THE PROBLEM: Skip all pictures, then copy the lines from the start of the data through the line with "from bokeh.resources import INLINE", keeping both ends.

DATASET CONTENT:
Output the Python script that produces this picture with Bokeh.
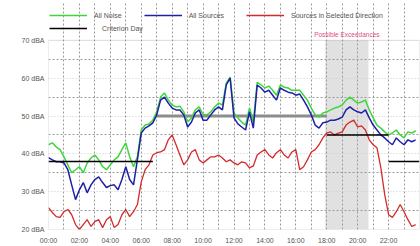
from bokeh.plotting import figure
from bokeh.models import (Legend, LegendItem, FixedTicker, BoxAnnotation, Label,
                          Range1d, PrintfTickFormatter)
from bokeh.embed import file_html
from bokeh.resources import INLINE

# ---- data (15-minute intervals, dBA) ----
hours = [i * 0.25 for i in range(96)]

all_noise = [
    42.4, 42.9, 41.8, 41.1, 39.2, 37.1, 35.0, 35.8, 36.6, 35.0, 37.6, 38.9,
    39.7, 38.4, 36.6, 35.8, 37.1, 38.4, 39.2, 41.1, 42.9, 39.2, 36.6, 39.2,
    46.3, 47.6, 47.9, 48.9, 51.1, 55.0, 56.1, 54.2, 52.9, 52.4, 52.6, 51.1,
    48.4, 49.5, 51.6, 52.4, 50.3, 50.3, 51.1, 52.4, 53.4, 52.9, 58.7, 60.3,
    50.8, 49.5, 48.4, 47.6, 52.1, 48.4, 58.9, 58.2, 57.4, 57.9, 56.8, 55.5,
    58.2, 57.6, 57.4, 56.8, 56.8, 56.8, 55.5, 54.2, 52.1, 50.3, 49.7, 50.8,
    51.1, 51.6, 52.1, 52.4, 52.9, 54.2, 55.0, 54.2, 53.4, 53.7, 54.2, 51.6,
    49.5, 47.6, 46.8, 45.8, 45.0, 45.5, 46.3, 45.0, 44.2, 45.8, 45.5, 46.1,
]
all_sources = [
    39.0, 38.4, 37.9, 37.9, 37.6, 35.8, 31.8, 27.9, 30.5, 32.4, 29.7, 31.8,
    33.2, 33.9, 32.4, 31.1, 31.6, 31.8, 30.5, 33.2, 36.6, 33.2, 31.8, 38.4,
    45.5, 46.8, 47.4, 48.2, 50.3, 54.2, 55.0, 53.4, 52.1, 51.6, 51.6, 50.3,
    47.1, 48.4, 50.8, 51.6, 48.9, 48.9, 50.3, 51.6, 52.4, 51.6, 58.2, 60.0,
    49.5, 47.9, 47.1, 46.3, 51.1, 46.8, 58.2, 57.4, 56.3, 56.8, 55.5, 54.2,
    57.4, 56.8, 56.3, 56.1, 55.5, 55.8, 54.2, 52.4, 50.3, 47.6, 46.8, 48.2,
    48.4, 48.9, 48.9, 49.2, 49.7, 51.6, 52.4, 51.6, 51.1, 50.8, 51.6, 49.5,
    47.6, 46.3, 45.0, 44.2, 43.2, 42.4, 44.2, 43.2, 42.4, 43.7, 43.2, 43.7,
]
selected_dir = [
    25.8, 24.5, 23.4, 23.2, 24.7, 25.3, 23.9, 21.3, 20.0, 21.3, 22.6, 20.8,
    22.1, 22.6, 20.5, 22.6, 23.4, 20.5, 21.3, 23.9, 25.3, 23.4, 24.7, 26.6,
    32.6, 35.8, 37.1, 39.7, 40.3, 40.5, 41.1, 43.7, 45.0, 42.4, 39.7, 37.1,
    38.4, 40.5, 41.1, 38.4, 37.6, 38.4, 39.2, 39.2, 39.7, 38.9, 37.9, 38.4,
    37.6, 37.1, 37.9, 37.6, 36.3, 36.8, 39.7, 40.5, 41.1, 39.7, 38.9, 40.3,
    41.1, 39.7, 38.9, 40.5, 41.1, 35.8, 36.6, 38.4, 40.5, 41.1, 42.4, 44.2,
    45.5, 45.8, 45.0, 45.5, 45.8, 47.6, 48.4, 48.9, 47.1, 47.4, 46.3, 43.7,
    42.4, 41.6, 36.3, 29.2, 23.9, 23.2, 24.7, 26.6, 24.7, 22.6, 20.8, 21.3,
]

# criterion levels
crit_night1_h = [0, 6.75]
crit_night1_v = [38, 38]
crit_day_h = [7, 18]
crit_day_v = [50, 50]
crit_eve_h = [18, 22]
crit_eve_v = [45, 45]
crit_night2_h = [22, 24]
crit_night2_v = [38, 38]

exceed_start, exceed_end = 17.9, 20.7

y_min, y_max = 20, 70
y_ticks = [20, 30, 40, 50, 60, 70]
x_ticks = [0, 2, 4, 6, 8, 10, 12, 14, 16, 18, 20, 22]
x_labels = {t: f"{t:02d}:00" for t in x_ticks}

FONT = "Liberation Sans"
TXT = "#555555"

# frame extends above 70 dBA to host the legend; plot box is drawn at 20..70
p = figure(width=420, height=246, x_range=Range1d(0, 24), y_range=Range1d(20, 80),
           output_backend="svg", toolbar_location=None,
           min_border_left=48, min_border_right=1, min_border_top=2,
           min_border_bottom=16)
p.background_fill_color = "white"
p.border_fill_color = "white"
p.outline_line_color = None

p.xaxis.ticker = FixedTicker(ticks=x_ticks)
p.xaxis.major_label_overrides = x_labels
p.yaxis.ticker = FixedTicker(ticks=y_ticks)
p.yaxis.formatter = PrintfTickFormatter(format="%d dBA")
for ax in (p.xaxis[0], p.yaxis[0]):
    ax.axis_line_color = None
    ax.major_tick_line_color = None
    ax.minor_tick_line_color = None
    ax.major_tick_out = 0
    ax.major_tick_in = 0
    ax.minor_tick_out = 0
    ax.minor_tick_in = 0
    ax.major_label_text_font = FONT
    ax.major_label_text_font_size = "7px"
    ax.major_label_text_color = TXT
p.xaxis.major_label_standoff = 7
p.yaxis.major_label_standoff = 4

p.xgrid.ticker = FixedTicker(ticks=list(range(1, 24)))
p.xgrid.bounds = (y_min, y_max)
p.xgrid.grid_line_color = "#9a9a9a"
p.xgrid.grid_line_dash = "2 2"
p.ygrid.ticker = FixedTicker(ticks=[30, 40, 50, 60],
                             minor_ticks=[25, 35, 45, 55, 65])
p.ygrid.grid_line_color = "#cccccc"
p.ygrid.grid_line_dash = "1 2"
p.ygrid.minor_grid_line_color = "#9a9a9a"
p.ygrid.minor_grid_line_dash = "2 2"

p.add_layout(BoxAnnotation(left=exceed_start, right=exceed_end, bottom=y_min, top=y_max,
                           fill_color="#b4b4b4", fill_alpha=0.4, line_color=None,
                           level="image"))
p.add_layout(BoxAnnotation(left=0, right=24, bottom=y_min, top=y_max, fill_alpha=0,
                           line_color="#888888", line_width=1))
p.add_layout(Label(x=(exceed_start + exceed_end) / 2, y=71.6,
                   text="Possible Exceedances", text_font=FONT, text_font_size="6.5px",
                   text_color="#e0507a", text_align="center", text_baseline="middle"))

r_day = p.line(crit_day_h, crit_day_v, line_color="#8c8c8c", line_width=3)
r_green = p.line(hours, all_noise, line_color="#3dd63d", line_width=1.5)
r_blue = p.line(hours, all_sources, line_color="#1f1fa8", line_width=1.5)
r_red = p.line(hours, selected_dir, line_color="#d42a2a", line_width=1.3)
r_n1 = p.line(crit_night1_h, crit_night1_v, line_color="black", line_width=1.5)
r_eve = p.line(crit_eve_h, crit_eve_v, line_color="black", line_width=1.5)
r_n2 = p.line(crit_night2_h, crit_night2_v, line_color="black", line_width=1.5)

def mk_legend(items, loc, spacing, standoff):
    return Legend(items=items, location=loc, orientation="horizontal",
                  label_text_font=FONT, label_text_font_size="7px", label_text_color=TXT,
                  glyph_width=38, glyph_height=10, label_standoff=standoff, spacing=spacing,
                  padding=1, margin=0, border_line_color=None, background_fill_alpha=0,
                  label_height=10)

leg1 = mk_legend([LegendItem(label="All Noise", renderers=[r_green]),
                  LegendItem(label="All Sources", renderers=[r_blue]),
                  LegendItem(label="Sources in Selected Direction", renderers=[r_red])],
                 (1, 209), 22, 7)
leg2 = mk_legend([LegendItem(label="Criterion Day", renderers=[r_eve])], (1, 196), 0, 15)
p.add_layout(leg1, "center")
p.add_layout(leg2, "center")

open("out.html", "w").write(file_html(p, INLINE))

SOLUTION TO THE EXERCISE:
Output the Python script that produces this picture with Bokeh.
from bokeh.plotting import figure
from bokeh.models import (Legend, LegendItem, FixedTicker, BoxAnnotation, Label,
                          Range1d, PrintfTickFormatter)
from bokeh.embed import file_html
from bokeh.resources import INLINE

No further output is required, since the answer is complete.